I wouldn't disagree with this statement.

> Could you share some details...

Sure.

Larry was a very productive and highly valued contributor in the community in
which I knew him also. He was also simultaneously an ambitious jerk who sought
high status for himself, engaged in a lot of manipulative, bullying behavior
to keep that status once he attained it, and sought to change the customs of
our community to permanently enshrine himself in a highly privileged position.
This created a rather complex dynamic where members of our community either
thought that he was a "model community member" or an "asshole" depending on
what they happened to notice him doing.

Eventually there came a time where his positive contributions outweighed the
negative ones, and decisions were made to relieve him of certain
responsibilities. Not a secret star chamber thing like with the Drupal
project; it was really more of a "well, you haven't really done anything for
the past 5 years because all your time is spent on Drupal, so you should
really step aside now for someone else to do this work that we really need
done."

When that news was delivered to him, he engaged in this sort of behavior that
he's doing now; sharing publicly details of the decision in a misleading way,
in order to gain immediate public sympathy and hide the fact that he was asked
to leave his high-status position (not our whole community) because he wasn't
meeting the obligations that he committed himself to. He got away with this
for a little while because the people who dismissed him decided to let him
have a face-saving exit because of his valuable past contributions, but
eventually everyone heard the story through the gossip chain years later.
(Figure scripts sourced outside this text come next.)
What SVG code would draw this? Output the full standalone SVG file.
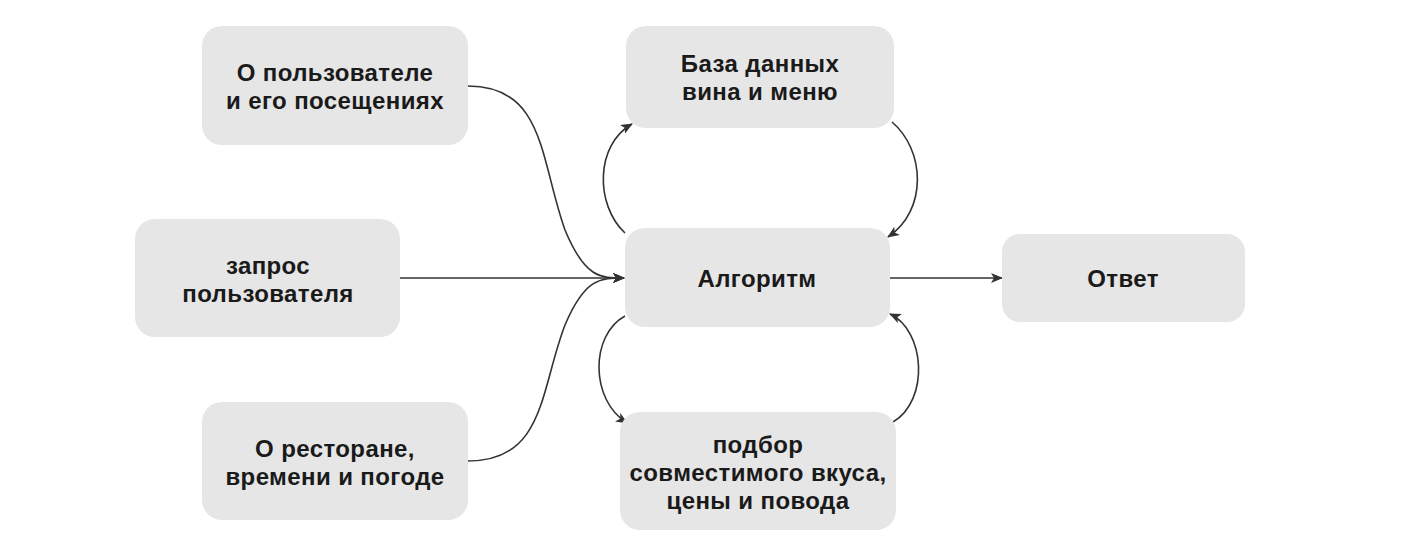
<svg xmlns="http://www.w3.org/2000/svg" width="1404" height="560" viewBox="0 0 1404 560">
<defs>
<style>
.box{fill:#e6e6e6;}
.t{font-family:"Liberation Sans",Arial,sans-serif;font-weight:bold;font-size:24px;letter-spacing:0.4px;fill:#1a1a1a;text-anchor:middle;}
.c{fill:none;stroke:#333;stroke-width:1.6;}
</style>
<marker id="ah" viewBox="0 0 12 10" refX="11" refY="5" markerWidth="12" markerHeight="10" markerUnits="userSpaceOnUse" orient="auto">
<path d="M0,0 L12,5 L0,10 L3,5 Z" fill="#333"/>
</marker>
</defs>
<rect width="1404" height="560" fill="#fff"/>
<g id="connectors">
<path class="c" marker-end="url(#ah)" d="M468,86 C545,86 540,160 565,230 C585,278 600,278 624,278"/>
<path class="c" marker-end="url(#ah)" d="M400,278 L624,278"/>
<path class="c" marker-end="url(#ah)" d="M468,461 C545,461 540,390 565,325 C585,278 600,278 624,278"/>
<path class="c" marker-end="url(#ah)" d="M890,278 L1002,278"/>
<path class="c" marker-end="url(#ah)" d="M625,233 C595,205 595,145 632,124"/>
<path class="c" marker-end="url(#ah)" d="M892,122 C925,150 928,210 888,237"/>
<path class="c" marker-end="url(#ah)" d="M625,316 C590,335 590,400 627,423"/>
<path class="c" marker-end="url(#ah)" d="M893,422 C930,400 925,330 890,314"/>
</g>
<g id="n1"><rect class="box" x="202" y="26" width="266" height="119" rx="20"/>
<text class="t" x="335" y="81">О пользователе</text><text class="t" x="335" y="109">и его посещениях</text></g>
<g id="n2"><rect class="box" x="135" y="219" width="265" height="118" rx="20"/>
<text class="t" x="268" y="274">запрос</text><text class="t" x="268" y="302">пользователя</text></g>
<g id="n3"><rect class="box" x="202" y="402" width="266" height="118" rx="20"/>
<text class="t" x="335" y="457">О ресторане,</text><text class="t" x="335" y="485">времени и погоде</text></g>
<g id="db"><rect class="box" x="626" y="26" width="268" height="102" rx="20"/>
<text class="t" x="760" y="72">База данных</text><text class="t" x="760" y="100">вина и меню</text></g>
<g id="alg"><rect class="box" x="625" y="228" width="265" height="99" rx="20"/>
<text class="t" x="757" y="287">Алгоритм</text></g>
<g id="pod"><rect class="box" x="620" y="412" width="276" height="118" rx="20"/>
<text class="t" x="758" y="453">подбор</text><text class="t" x="758" y="481">совместимого вкуса,</text><text class="t" x="758" y="509">цены и повода</text></g>
<g id="otvet"><rect class="box" x="1002" y="234" width="243" height="88" rx="18"/>
<text class="t" x="1123" y="287">Ответ</text></g>
</svg>
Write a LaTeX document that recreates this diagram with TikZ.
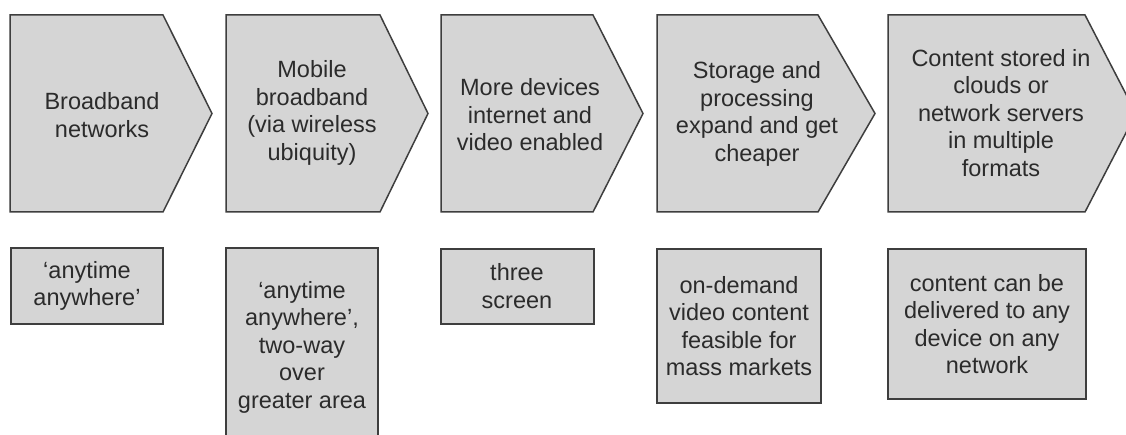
\documentclass[tikz,border=0pt]{standalone}
\usepackage{fontspec}
\setmainfont{Liberation Sans}
\definecolor{boxfill}{HTML}{D5D5D5}
\definecolor{boxedge}{HTML}{3E3E3E}
\definecolor{txt}{HTML}{2B2B2B}
\tikzset{
  grayshape/.style={draw=boxedge, fill=boxfill, line width=1.5pt, line join=miter},
  lbl/.style={align=center, text=txt, inner sep=0pt, font=\fontsize{23.5}{27.5}\selectfont},
}
\newcommand{\chevron}[3]{%
  \draw[grayshape] (#1,15) -- (#2,15) -- (#3,113.5) -- (#2,212) -- (#1,212) -- cycle;}
\begin{document}
\begin{tikzpicture}[x=1pt,y=-1pt]
\useasboundingbox (0,0) rectangle (1126,435);
% chevrons
\chevron{10}{163}{212}
\chevron{226}{380}{428}
\chevron{441}{593}{643}
\chevron{657}{818}{875}
\chevron{888}{1085}{1136}
\node[lbl] (c1) at (102,115) {Broadband\\networks};
\node[lbl] (c2) at (312,113) {Mobile\\broadband\\(via wireless\\ubiquity)};
\node[lbl] (c3) at (530,115) {More devices\\internet and\\video enabled};
\node[lbl] (c4) at (757,114) {Storage and\\processing\\expand and get\\cheaper};
\node[lbl] (c5) at (1001,113) {Content stored in\\clouds or\\network servers\\in multiple\\formats};
% bottom boxes
\draw[grayshape] (11,248) rectangle (163,324);
\draw[grayshape] (226,248) rectangle (378,446);
\draw[grayshape] (441,249) rectangle (594,324);
\draw[grayshape] (657,249) rectangle (821,403);
\draw[grayshape] (888,249) rectangle (1086,399);
\node[lbl] (b1) at (87,286) {‘anytime\\anywhere’};
\node[lbl] (b2) at (302,347) {‘anytime\\anywhere’,\\two-way\\over\\greater area};
\node[lbl] (b3) at (517,286) {three\\screen};
\node[lbl] (b4) at (739,326) {on-demand\\video content\\feasible for\\mass markets};
\node[lbl] (b5) at (987,324) {content can be\\delivered to any\\device on any\\network};
\end{tikzpicture}
\end{document}
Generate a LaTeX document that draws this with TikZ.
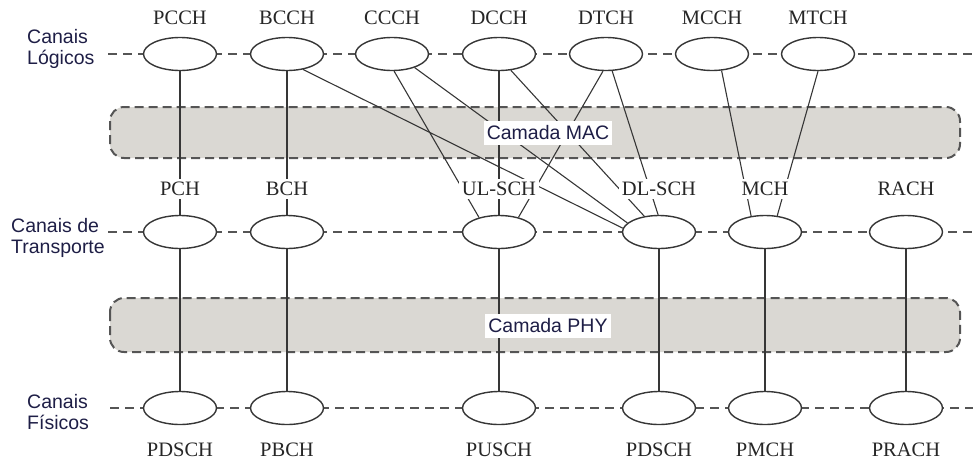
\documentclass[tikz,border=0pt]{standalone}
\usepackage{fontspec}
\setmainfont{Liberation Serif}
\setsansfont{Liberation Sans}
\usetikzlibrary{shapes.geometric, positioning}
\definecolor{chLine}{HTML}{363636}
\definecolor{chDash}{HTML}{555555}
\definecolor{chBand}{HTML}{DAD8D3}
\definecolor{chText}{HTML}{1E1E46}

\begin{document}
\begin{tikzpicture}[x=1pt, y=-1pt,
  ch/.style={ellipse, draw=chLine, line width=1.4pt, fill=white,
    minimum width=73pt, minimum height=33pt, inner sep=0pt},
  lbl/.style={font=\fontsize{20.5}{22}\selectfont, text=black!85, fill=white,
    inner sep=3pt},
  grp/.style={font=\sffamily\fontsize{19.5}{21}\selectfont, text=chText,
    align=left, inner sep=0pt, anchor=west},
  lay/.style={font=\sffamily\fontsize{19.5}{21}\selectfont, text=chText,
    fill=white, inner xsep=3pt, inner ysep=4.5pt},
  band/.style={draw=chDash, fill=chBand, dash pattern=on 9pt off 5pt,
    line width=2pt, rounded corners=14pt},
  rule/.style={draw=chDash, dash pattern=on 9pt off 6pt, line width=2.2pt},
  link/.style={draw=chLine, line width=1.1pt}]
  \useasboundingbox (0,0) rectangle (973,461);

  \draw[band] (110,107) rectangle (960,158);
  \draw[band] (110,298) rectangle (960,352);

  \coordinate (l1) at (108,54);  \coordinate (r1) at (973,54);
  \coordinate (l2) at (108,232); \coordinate (r2) at (973,232);
  \coordinate (l3) at (110,408); \coordinate (r3) at (973,408);
  \draw[rule] (l1) -- (r1);
  \draw[rule] (l2) -- (r2);
  \draw[rule] (l3) -- (r3);

  \node[ch] (pcch) at (180,54) {};
  \node[ch] (bcch) at (287,54) {};
  \node[ch] (ccch) at (392,54) {};
  \node[ch] (dcch) at (499,54) {};
  \node[ch] (dtch) at (606,54) {};
  \node[ch] (mcch) at (712,54) {};
  \node[ch] (mtch) at (818,54) {};

  \node[ch] (pch) at (180,232) {};
  \node[ch] (bch) at (287,232) {};
  \node[ch] (ulsch) at (499,232) {};
  \node[ch] (dlsch) at (659,232) {};
  \node[ch] (mch) at (765,232) {};
  \node[ch] (rach) at (906,232) {};

  \node[ch] (pdschA) at (180,408) {};
  \node[ch] (pbch) at (287,408) {};
  \node[ch] (pusch) at (499,408) {};
  \node[ch] (pdschB) at (659,408) {};
  \node[ch] (pmch) at (765,408) {};
  \node[ch] (prach) at (906,408) {};

  \draw[link] (pcch) -- (pch);
  \draw[link] (bcch) -- (bch);
  \draw[link] (bcch.-44) -- (dlsch.174);
  \draw[link] (ccch.-83) -- (ulsch.144);
  \draw[link] (ccch.-31) -- (dlsch.164);
  \draw[link] (dcch) -- (ulsch);
  \draw[link] (dcch.-54) -- (dlsch.133);
  \draw[link] (dtch.-100) -- (ulsch.37);
  \draw[link] (dtch.-70) -- (dlsch.93);
  \draw[link] (mcch.-60) -- (mch.131);
  \draw[link] (mtch.-90) -- (mch.53);

  \draw[link] (pch) -- (pdschA);
  \draw[link] (bch) -- (pbch);
  \draw[link] (ulsch) -- (pusch);
  \draw[link] (dlsch) -- (pdschB);
  \draw[link] (mch) -- (pmch);
  \draw[link] (rach) -- (prach);

  \node[lbl, above=9pt of pcch] (tPCCH) {PCCH};
  \node[lbl, above=9pt of bcch] (tBCCH) {BCCH};
  \node[lbl, above=9pt of ccch] (tCCCH) {CCCH};
  \node[lbl, above=9pt of dcch] (tDCCH) {DCCH};
  \node[lbl, above=9pt of dtch] (tDTCH) {DTCH};
  \node[lbl, above=9pt of mcch] (tMCCH) {MCCH};
  \node[lbl, above=9pt of mtch] (tMTCH) {MTCH};

  \node[lbl, above=16pt of pch] (tPCH) {PCH};
  \node[lbl, above=16pt of bch] (tBCH) {BCH};
  \node[lbl, above=16pt of ulsch] (tULSCH) {UL-SCH};
  \node[lbl, above=16pt of dlsch] (tDLSCH) {DL-SCH};
  \node[lbl, above=16pt of mch] (tMCH) {MCH};
  \node[lbl, above=16pt of rach] (tRACH) {RACH};

  \node[lbl, below=15pt of pdschA] (tPDSCHA) {PDSCH};
  \node[lbl, below=15pt of pbch] (tPBCH) {PBCH};
  \node[lbl, below=15pt of pusch] (tPUSCH) {PUSCH};
  \node[lbl, below=15pt of pdschB] (tPDSCHB) {PDSCH};
  \node[lbl, below=15pt of pmch] (tPMCH) {PMCH};
  \node[lbl, below=15pt of prach] (tPRACH) {PRACH};

  \node[grp] (logic) at (27,48.5) {Canais\\Lógicos};
  \node[grp] (trans) at (11,237.5) {Canais de\\Transporte};
  \node[grp] (phys) at (27,412) {Canais\\Físicos};

  \node[lay] (mac) at (548,133) {Camada MAC};
  \node[lay] (phy) at (548,326) {Camada PHY};
\end{tikzpicture}
\end{document}
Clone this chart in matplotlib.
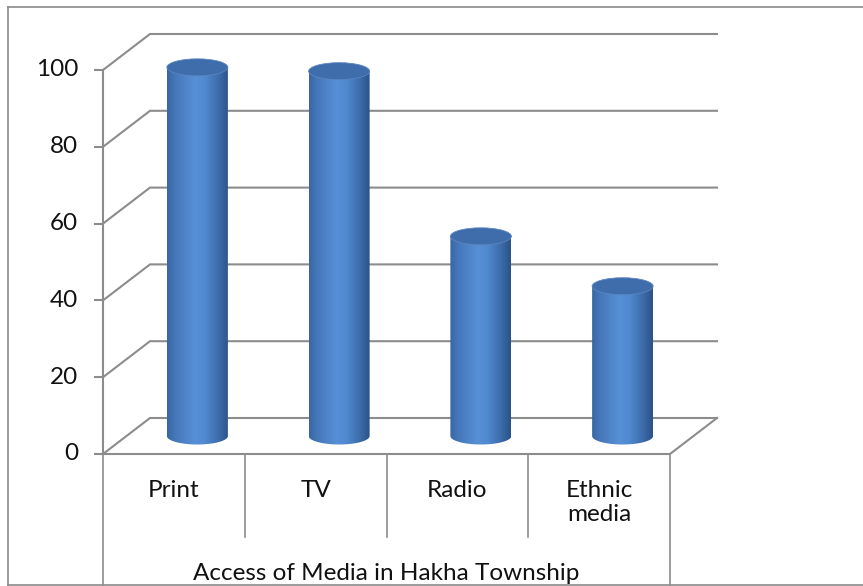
import numpy as np
import matplotlib
matplotlib.use("Agg")
import matplotlib.pyplot as plt
from matplotlib.path import Path
from matplotlib.patches import PathPatch, Ellipse
from matplotlib.colors import LinearSegmentedColormap

# ---- data ----
categories = ["Print", "TV", "Radio", "Ethnic\nmedia"]
values = [96, 95, 52, 39]
y_ticks = [0, 20, 40, 60, 80, 100]
axis_title = "Access of Media in Hakha Township"

# ---- layout (pixel space) ----
W_PX, H_PX = 863, 586
X0, Y0 = 103, 454          # front-left corner of floor
CAT_W = 141.75              # width per category
DX, DY = 47, -36            # depth offset (front -> back)
S = 3.84                    # px per value unit
R, B = 30.5, 8.5            # cylinder radius / ellipse semi-minor

GRID = "#8c8c8c"
LW = 1.5

def proj(c, v, d):
    return X0 + c * CAT_W + d * DX, Y0 - v * S + d * DY

fig = plt.figure(figsize=(W_PX / 100, H_PX / 100), dpi=100)
ax = fig.add_axes([0, 0, 1, 1])
ax.axis("off")

font = "Lato"
fs = 17.5
ncat = len(categories)

# outer chart border
ax.plot([8, 8], [7, 585], color="#8a8a8a", lw=1.2, zorder=1)
ax.plot([8, W_PX], [7, 7], color="#8a8a8a", lw=1.2, zorder=1)
ax.plot([8, W_PX], [585, 585], color="#8a8a8a", lw=1.2, zorder=1)

# gridlines on back wall + side wall diagonals
for v in y_ticks:
    xb0, yb0 = proj(0, v, 1)
    xb1, yb1 = proj(ncat, v, 1)
    xf, yf = proj(0, v, 0)
    ax.plot([xf, xb0, xb1], [yf, yb0, yb1], color=GRID, lw=LW, zorder=2,
            solid_joinstyle="miter")
    # tick mark
    ax.plot([xf - 8, xf], [yf, yf], color=GRID, lw=LW, zorder=2)
    ax.text(xf - 25, yf, str(v), ha="right", va="center", fontsize=fs,
            family=font, color="#111111")

# floor front and right edges
fx0, fy0 = proj(0, 0, 0)
fx1, fy1 = proj(ncat, 0, 0)
bx1, by1 = proj(ncat, 0, 1)
ax.plot([fx0, fx1, bx1], [fy0, fy1, by1], color=GRID, lw=LW, zorder=2,
        solid_joinstyle="miter")
# value axis line
tx, ty = proj(0, max(y_ticks), 0)
ax.plot([fx0, tx], [fy0, ty], color=GRID, lw=LW, zorder=2)

# category table lines
for k in range(ncat + 1):
    x, y = proj(k, 0, 0)
    yend = 585 if k in (0, ncat) else 537
    ax.plot([x, x], [y, yend], color=GRID, lw=1.2, zorder=2)

# category labels
for i, lab in enumerate(categories):
    x, _ = proj(i + 0.5, 0, 0)
    ax.text(x, 480, lab, ha="center", va="top", fontsize=fs, family=font,
            color="#111111", linespacing=1.2)
ax.text((fx0 + fx1) / 2, 573, axis_title, ha="center", va="center",
        fontsize=fs, family=font, color="#111111")

# cylinders
cmap = LinearSegmentedColormap.from_list(
    "cyl", [(0.0, "#3866a3"), (0.12, "#4576b8"), (0.45, "#5790d6"),
            (0.62, "#5089cf"), (0.85, "#3b6aa8"), (1.0, "#2b5287")])
grad = np.linspace(0, 1, 256)[None, :]
for i, v in enumerate(values):
    cx, ytop = proj(i + 0.5, v, 0.5)
    _, ybot = proj(i + 0.5, 0, 0.5)
    t = np.linspace(np.pi, 0, 60)
    pts = [(cx - R, ytop), (cx - R, ybot)]
    pts += list(zip(cx + R * np.cos(t), ybot + B * np.sin(t)))
    pts += [(cx + R, ytop)]
    path = Path(pts + [pts[0]], [Path.MOVETO] + [Path.LINETO] * (len(pts) - 1) + [Path.CLOSEPOLY])
    patch = PathPatch(path, facecolor="none", edgecolor="none", zorder=3)
    ax.add_patch(patch)
    im = ax.imshow(grad, cmap=cmap, aspect="auto", interpolation="bilinear",
                   extent=(cx - R, cx + R, ybot + B + 1, ytop - 1), zorder=3)
    im.set_clip_path(patch)
    top = Ellipse((cx, ytop), 2 * R, 2 * B, facecolor="#3f6dab",
                  edgecolor="#5a86c0", lw=0.6, zorder=4)
    ax.add_patch(top)

ax.set_xlim(0, W_PX)
ax.set_ylim(H_PX, 0)
ax.set_aspect("auto")
fig.savefig("out.png", dpi=100)
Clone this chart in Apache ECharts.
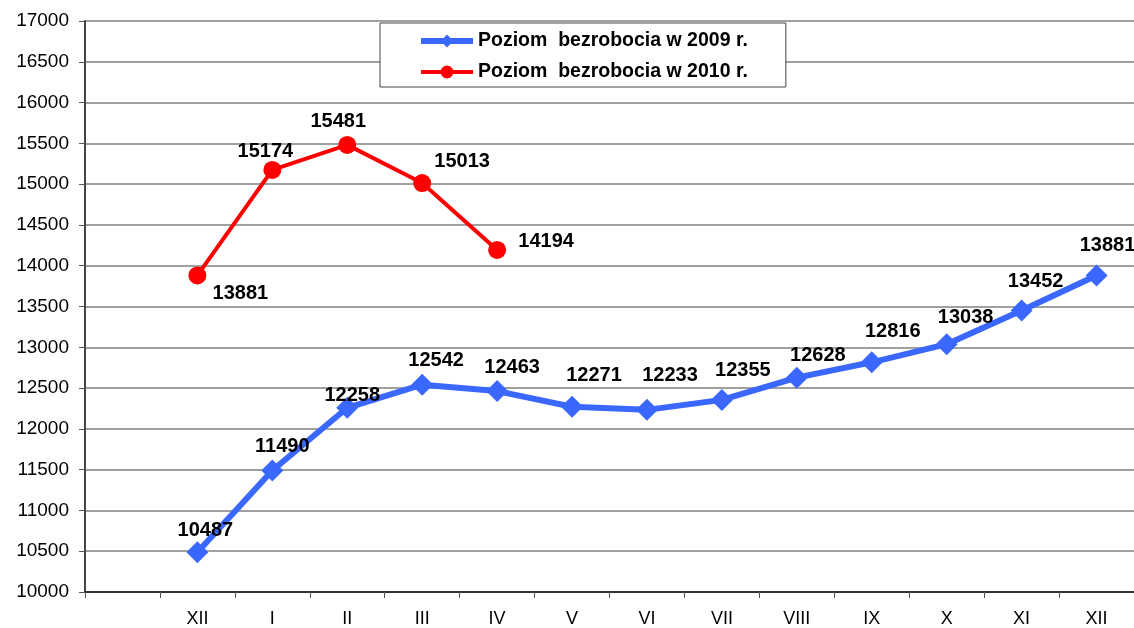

So, that's why I think he did do something bad which we don't know about; he's
exhibiting the same pattern of deliberately misleading behavior when he did
something not-even-bad. Either he's trying to flip Dries et al through public
pressure, or he's trying to save his career by painting himself as a victim
(he probably still is a victim, even if he's an asshole who did something bad;
blackmail is always wrong). He's made a bet that Dries et al are not going to
spill the beans, so he's taking control of the narrative for his own
advantage.

I will say one nice thing about Larry though: I have never heard any woman
ever complain that he acted inappropriately towards them in any way related to
their gender while he was in our community.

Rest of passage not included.